## Exercise objective:
In the data below, find every line that has the string "matplotlib", and copy it.
start Source material
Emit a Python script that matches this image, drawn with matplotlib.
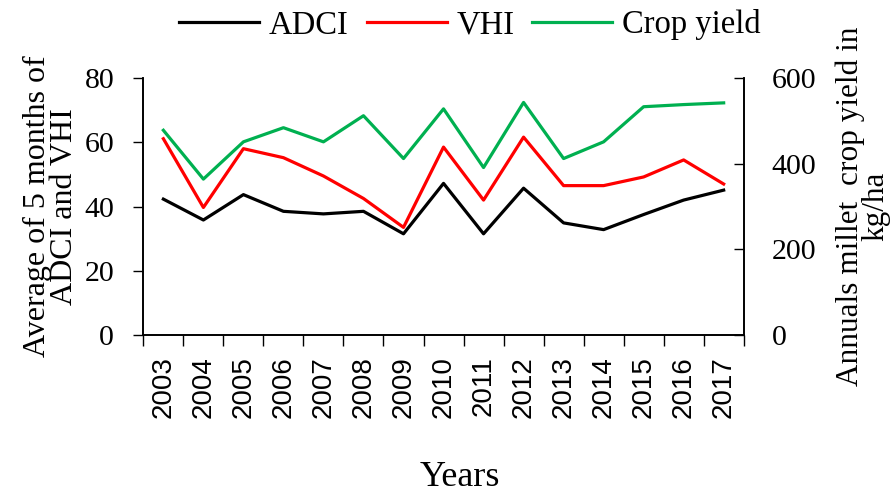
import matplotlib
matplotlib.use('Agg')
import matplotlib.pyplot as plt
import numpy as np

""" DATA """
years = ['2003', '2004', '2005', '2006', '2007', '2008', '2009', '2010',
         '2011', '2012', '2013', '2014', '2015', '2016', '2017']
adci = [42.3, 35.8, 43.7, 38.5, 37.7, 38.5, 31.5, 47.2, 31.5, 45.7, 34.9, 32.8, 37.5, 42.0, 45.1]
vhi = [61.1, 39.7, 58.0, 55.2, 49.5, 42.5, 33.5, 58.5, 42.0, 61.6, 46.5, 46.5, 49.2, 54.5, 47.0]
crop_yield = [478, 364, 451, 484, 451, 512, 412, 528, 391, 543, 412, 451, 533, 538, 542]

SERIF = 'Liberation Serif'
SANS = 'Liberation Sans'
plt.rcParams['font.family'] = SERIF

fig = plt.figure(figsize=(8.96, 4.97), dpi=100)
ax = fig.add_axes([0.160, 0.326, 0.670, 0.517])
ax2 = ax.twinx()

x = np.arange(len(years))
l1, = ax.plot(x, adci, color='black', lw=2.3, label='ADCI')
l2, = ax.plot(x, vhi, color='#ff0000', lw=2.3, label='VHI')
l3, = ax2.plot(x, crop_yield, color='#00b050', lw=2.3, label='Crop yield')

ax.set_xlim(-0.5, len(years) - 0.5)
ax.set_ylim(0, 80)
ax2.set_ylim(0, 600)
ax.set_yticks([0, 20, 40, 60, 80])
ax2.set_yticks([0, 200, 400, 600])

# ticks on category boundaries, labels in category centres
ax.set_xticks(np.arange(-0.5, len(years)), minor=False)
ax.set_xticklabels([])
ax.set_xticks(x, minor=True)
ax.set_xticklabels(years, minor=True, rotation=90, family=SANS, fontsize=20)
ax.tick_params(axis='x', which='major', direction='out', length=8, width=1)
ax.tick_params(axis='x', which='minor', length=0, pad=15)
ax.tick_params(axis='y', direction='out', length=7, width=1, labelsize=21.5, pad=14)
ax2.tick_params(axis='y', direction='in', length=7, width=1, labelsize=21.5, pad=20)

for a in (ax, ax2):
    a.spines['top'].set_visible(False)
    for s in ('left', 'right', 'bottom'):
        a.spines[s].set_linewidth(1.2)

ax.set_ylabel('Average of 5 months of\nADCI and VHI', fontsize=23, labelpad=4, linespacing=0.9)
ax2.set_ylabel('Annuals millet  crop yield in\nkg/ha', fontsize=22.5, labelpad=14, linespacing=0.85)
fig.text(460 / 896, 1 - 478 / 497, 'Years', fontsize=26, ha='center', va='center')

fig.legend(handles=[l1, l2, l3], loc='center', bbox_to_anchor=(470 / 896, 1 - 25 / 497),
           ncol=3, frameon=False, fontsize=23.5, handlelength=2.45, handletextpad=0.3,
           columnspacing=0.55, borderpad=0)

fig.savefig('out.png', dpi=100)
end Source material
## Written response:
Emit a Python script that matches this image, drawn with matplotlib.
import matplotlib
matplotlib.use('Agg')
import matplotlib.pyplot as plt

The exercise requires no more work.